Rubriche

Esiste anche la «casta» letteraria, gli intellettuali non sono innocenti

Alfonso Berardinelli sabato 6 ottobre 2007
«E ora chiamiamoci fuori dalla casta letteraria. Industria culturale e intellettuali invitati alla trasparenza». Così ieri Il Riformista titolava un breve, ottimo intervento di Filippo La Porta. Sarei tentato di citarlo da cima a fondo evitando di aggiungere altro. Ogni tanto, almeno una volta l'anno, sarebbe bene riflettere in pubblico su caste, corporazioni, poteri molecolari, cricche, mafie, favori e discriminazioni.
Qualche anno fa Carla Benedetti pubblicò il suo pamphlet Il tradimento dei critici, cosa che le giovò poco. Nei suoi confronti fu quasi un ostracismo. Ma credo che non si tratti semplicemente di cattiveria, ipocrisia e corruzione. Il guaio è che si tratta anche di buona fede. Almeno nel nostro Paese si è spesso corrotti in buona fede. Il sistema, il costume, l' "andazzo" generale prevedono una quota di do ut des e di scorrettezze che in altre società democratiche sembrerebbe inaccettabile. Noi invece di avere il complesso di colpa, abbiamo il complesso dell'innocenza. Mettiamo in piedi non solo mafie cattive, ma soprattutto mafie buone. Mafie a fin di bene.

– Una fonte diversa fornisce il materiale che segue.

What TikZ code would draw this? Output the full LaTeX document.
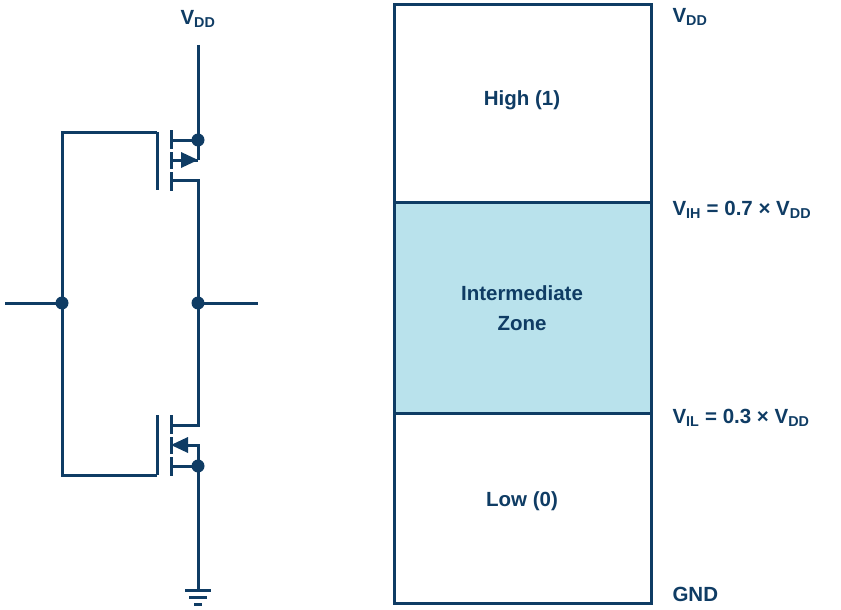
\documentclass[tikz,border=0pt]{standalone}
\usepackage{fontspec}
\setmainfont{Liberation Sans}
\begin{document}
\definecolor{db}{RGB}{15,60,100}
\definecolor{lb}{RGB}{185,226,236}
\begin{tikzpicture}[x=1pt,y=-1pt,line width=3pt,
  dot/.style={circle,fill=db,inner sep=0pt,minimum size=13pt},
  lbl/.style={text=db,font=\bfseries\fontsize{20.5}{24}\selectfont,anchor=west,inner sep=0pt},
  zl/.style={text=db,font=\bfseries\fontsize{20.5}{30}\selectfont,align=center}]
\useasboundingbox (0,0) rectangle (841,610);
\fill[lb] (394,202) rectangle (651,413);
\draw[db] (394,5) rectangle (651,603);
\draw[db] (394,202) -- (651,202) (394,413) -- (651,413);
\node[zl] (hi) at (522,100) {High (1)};
\node[zl] (mid) at (522,308) {Intermediate\\Zone};
\node[zl] (lo) at (522,501) {Low (0)};
\node[lbl] (vdd2) at (671,17) {V\textsubscript{DD}};
\node[lbl] (vih) at (671,210) {V\textsubscript{IH} = 0.7 × V\textsubscript{DD}};
\node[lbl] (vil) at (671,418) {V\textsubscript{IL} = 0.3 × V\textsubscript{DD}};
\node[lbl] (gnd) at (671,594) {GND};
\node[text=db,font=\bfseries\fontsize{20.5}{24}\selectfont] (vdd) at (198,19) {V\textsubscript{DD}};
% nodes
\node[dot] (dp) at (198,140) {};
\node[dot] (dout) at (198,303) {};
\node[dot] (din) at (62,303) {};
\node[dot] (dn) at (198,466) {};
\coordinate (top) at (198,45);
\coordinate (inL) at (5,303);
\coordinate (outR) at (258,303);
\coordinate (gp) at (198,590);
% wires
\draw[db] (top) -- (dp.center) -- (198,160);
\draw[db] (inL) -- (din.center);
\draw[db] (dout.center) -- (outR);
\draw[db] (157,132) -- (62,132) -- (62,475) -- (157,475);
\draw[db] (157,132) -- (157,190) (157,415) -- (157,475);
% PMOS
\draw[db] (171,130)--(171,149) (171,152)--(171,169) (171,172)--(171,191);
\draw[db] (171,140) -- (dp.center);
\draw[db] (171,160) -- (198,160);
\fill[db] (198,160) -- (181,152) -- (181,168) -- cycle;
\draw[db] (171,180) -- (198,180) -- (dout.center) -- (198,425) -- (171,425);
% NMOS
\draw[db] (171,415)--(171,434) (171,437)--(171,454) (171,457)--(171,476);
\draw[db] (175,445) -- (198,445) -- (dn.center);
\fill[db] (171,445) -- (188,437) -- (188,453) -- cycle;
\draw[db] (171,466) -- (dn.center) -- (gp);
\draw[db] (185,590) -- (211,590) (189,597) -- (207,597) (194,604) -- (202,604);
\end{tikzpicture}
\end{document}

Fa parte del senso comune l'idea che le parole e le idee non contano se non hanno un potere aggiunto, organizzativo e politico. Per essere "incisivi", per migliorare le cose, anche nel campo intellettuale letterario bisogna fare politica. Ci vogliono i gruppi, i partiti, i mass media, le cariche pubbliche, le alleanze, gli appoggi, gli schieramenti, i favori. Bisogna mettere la verità sul veicolo giusto. Dunque, perché la verità abbia influenza pubblica bisogna occuparsi molto del veicolo e di chi lo manovra. Le mafie buone e cattive (anche le cattive si credono buone) nascono così.
L'intellettuale che crede di diventare più forte e di migliorare il mondo con la politica, smette di essere un intellettuale. Di intellettuali che hanno smesso di esserlo ce ne sono molti. Sono loro la casta. E non lo sanno.